Amy Donaldson: Thanks to the support of teammates, disabilities don't stop Riverton kicker
“I’ve always loved football,” said Cody. “Of course, there have been limitations for me. Sometimes I had to stop what I was doing, look for a different way. Sometimes there was no way to figure it out, so then we just move on.”
The doctors said no contact, so he asked if he could be a kicker for the team.
“It took a lot of begging and pleading,” Cody admits. But after convincing his very protective mom, his very cautious doctor, he simply had to win over Riverton head coach Mike Miller, who’d invited him to be a manager for the team his freshman year.
Miller said he had reservations, but felt coaches and his teammates would make sure football for him would be a non-contact sport. They’ve found a number of ways to put Cody in the game, and so far, his coach’s strategy and his teammates have protected him from harm.
“I also have a hard time believing there would be a football kid in this state that would take a cheap shot at him,” said Miller.
Amy Taylor admits the idea of Cody playing football still “kind of freaks me out. But he’s always loved sports, from the time he was teeny tiny. It’s hard as a parent to watch, besides the other physical limitations, that there are things he couldn’t do.”
Cody played soccer and flag football and he found acceptance and success. So he kept finding ways to play the games he loves. He said his body may have betrayed him in some ways, but he does have fairly strong legs.

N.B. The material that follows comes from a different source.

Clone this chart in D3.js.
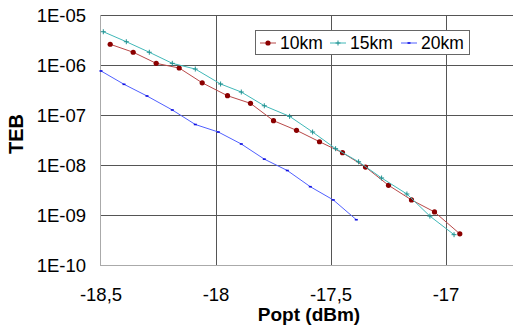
<!DOCTYPE html>
<html><head><meta charset="utf-8">
<script src="https://cdn.jsdelivr.net/npm/d3@7"></script>
<style>body{margin:0;background:#fff}svg{display:block}text{font-family:"Liberation Sans",Arial,sans-serif}</style>
</head><body><svg id="c" width="513" height="326"></svg>
<script>
const seriesNames = ["10km", "15km", "20km"];
const x10 = [-18.46,-18.36,-18.26,-18.16,-18.06,-17.95,-17.85,-17.75,-17.65,-17.55,-17.45,-17.35,-17.25,-17.15,-17.05,-16.94];
const y10 = [2.6e-6,1.8e-6,1.08e-6,8.7e-7,4.4e-7,2.43e-7,1.71e-7,7.7e-8,4.94e-8,2.92e-8,1.76e-8,9.1e-9,3.93e-9,2.0e-9,1.15e-9,4.2e-10];
const x15 = [-18.49,-18.39,-18.29,-18.19,-18.09,-17.98,-17.89,-17.79,-17.68,-17.58,-17.48,-17.38,-17.28,-17.17,-17.07,-16.965];
const y15 = [4.63e-6,2.92e-6,1.8e-6,1.08e-6,8.3e-7,4.17e-7,2.88e-7,1.53e-7,9.4e-8,4.57e-8,2.12e-8,1.16e-8,5.5e-9,2.63e-9,9.5e-10,4.04e-10];
const x20 = [-18.5,-18.4,-18.3,-18.19,-18.09,-17.99,-17.89,-17.79,-17.69,-17.59,-17.49,-17.39];
const y20 = [7.6e-7,4.11e-7,2.4e-7,1.26e-7,6.46e-8,4.57e-8,2.63e-8,1.31e-8,7.76e-9,3.68e-9,2.0e-9,8.05e-10];
const xTicks = [-18.5,-18,-17.5,-17];
const xTickLabels = ["-18,5","-18","-17,5","-17"];
const yTicks = [1e-5,1e-6,1e-7,1e-8,1e-9,1e-10];
const yTickLabels = ["1E-05","1E-06","1E-07","1E-08","1E-09","1E-10"];

const svg = d3.select("#c");
const x = d3.scaleLinear().domain([-18.5,-16.7]).range([101,515]);
const y = d3.scaleLog().domain([1e-10,1e-5]).range([265,15]);

const g = svg.append("g");
g.selectAll(".vg").data(xTicks.slice(1)).join("line")
  .attr("x1",d=>Math.round(x(d))+0.5).attr("x2",d=>Math.round(x(d))+0.5)
  .attr("y1",15).attr("y2",265).attr("stroke","#555").attr("stroke-width",1);
g.selectAll(".hg").data(yTicks.slice(0,5)).join("line")
  .attr("x1",100).attr("x2",513)
  .attr("y1",d=>Math.round(y(d))+0.5).attr("y2",d=>Math.round(y(d))+0.5)
  .attr("stroke","#555").attr("stroke-width",1);
g.append("line").attr("x1",100.5).attr("x2",100.5).attr("y1",15).attr("y2",265.5).attr("stroke","#aaa");
g.append("line").attr("x1",100).attr("x2",513).attr("y1",265.5).attr("y2",265.5).attr("stroke","#aaa");

svg.selectAll(".xt").data(xTicks).join("text")
  .attr("x",d=>x(d)).attr("y",300.5).attr("text-anchor","middle")
  .attr("font-size",18.5).attr("fill","#000").text((d,i)=>xTickLabels[i]);
svg.selectAll(".yt").data(yTicks).join("text")
  .attr("x",86).attr("y",d=>y(d)).attr("dy","0.36em").attr("text-anchor","end")
  .attr("font-size",18.5).attr("fill","#000").text((d,i)=>yTickLabels[i]);
svg.append("text").attr("x",309).attr("y",321).attr("text-anchor","middle")
  .attr("font-size",19).attr("font-weight","bold").text("Popt (dBm)");
svg.append("text").attr("transform","translate(23,134) rotate(-90)").attr("text-anchor","middle")
  .attr("font-size",20).attr("font-weight","bold").text("TEB");

const line = d3.line().x(d=>x(d[0])).y(d=>y(d[1]));
const series = [
  {pts:d3.zip(x10,y10), line:"#b84848", mark:"#8b0000", type:"circle"},
  {pts:d3.zip(x15,y15), line:"#40b8b8", mark:"#209090", type:"plus"},
  {pts:d3.zip(x20,y20), line:"#5060ff", mark:"#1010e0", type:"dash"}
];
function drawMarker(sel, s, cx, cy){
  if(s.type==="circle") sel.append("circle").attr("cx",cx).attr("cy",cy).attr("r",2.6).attr("fill",s.mark);
  else if(s.type==="plus") sel.append("path").attr("d",`M${cx-2.5},${cy}H${cx+2.5}M${cx},${cy-2.5}V${cy+2.5}`).attr("stroke",s.mark).attr("stroke-width",1);
  else sel.append("path").attr("d",`M${cx-1.5},${cy}H${cx+1.5}`).attr("stroke",s.mark).attr("stroke-width",1.6);
}
series.forEach(s=>{
  svg.append("path").attr("d",line(s.pts)).attr("fill","none").attr("stroke",s.line).attr("stroke-width",1);
  const mg = svg.append("g");
  s.pts.forEach(p=>drawMarker(mg,s,x(p[0]),y(p[1])));
});

const lg = svg.append("g");
lg.append("rect").attr("x",255.5).attr("y",30.5).attr("width",214).attr("height",24).attr("fill","#fff").attr("stroke","#666");
const legX = [260, 330, 401];
series.forEach((s,i)=>{
  const lx = legX[i], ly = 43;
  lg.append("line").attr("x1",lx).attr("x2",lx+16).attr("y1",ly).attr("y2",ly).attr("stroke",s.line).attr("stroke-width",1);
  drawMarker(lg,s,lx+8,ly);
  lg.append("text").attr("x",lx+20).attr("y",ly).attr("dy","0.36em").attr("font-size",17.5).text(seriesNames[i]);
});
</script></body></html>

“I’ve always had stronger legs,” said Cody. “I’ve always been able to kick a ball pretty decent. For the most part, I’ve been able to do whatever I want to do.”
His attitude might be his most valuable contribution to the Silverwolves football program.
“Originally, I think (the players) thought about (Cody’s disability) a little bit, but now I don’t think they even see it,” Miller said. “I think he just adds an element of fun. The kids love him to death. He works as hard, if not harder, than any of them. If there is something he can’t do, he modifies it.” Miller said he’s “never, ever, ever, ever” heard Cody say he can’t do something.
That’s because Cody doesn’t see life in terms of what he can and can’t do. He sees what he wants to do, and then he goes about trying to find his way of getting it done.
His teammates help him with his helmet, his shoulder pads and anything else he might otherwise struggle with — most of the time without being asked. Senior kicker Brady Slack works with Cody every day at practice, analyzing his technique, offering him advice.
“He’s a great kicker and a great role model,” Cody said of Slack.
The senior said it’s Cody who is the great role model. “It’s been great to work with him,” said Slack, who didn’t start playing football until his sophomore year. “He’s pretty inspiring. I don’t see him as having any physical limitations. ... I don’t think, ‘I can’t do that,’ is in his vocabulary.”
Cody believes football has made him a better person.
“Being involved in football gives me a greater love for school,” he said. “I have friends, relationships that I don’t know if they’d be there if I wasn’t part of the program. I would probably find other things to do outside of school with my family, but it wouldn’t have me as involved as football does. I found a way to adapt and make it work, and it’s just fun. Anyway, it’s not about me. It’s about the team.”
Cody is right. That post-kick celebration was as much about the gifts of a generous team as it was about the accomplishment of one determined player.
“I was pretty nervous, and then we had to call a timeout,” he said. “That actually helped me. I was able to talk to Coach Miller and he told me I could do it. The other players were like, ‘Don’t worry about the other team. We’ve got your back.’ ... The first thing I heard was the whole sideline erupting, and that was pretty awesome.”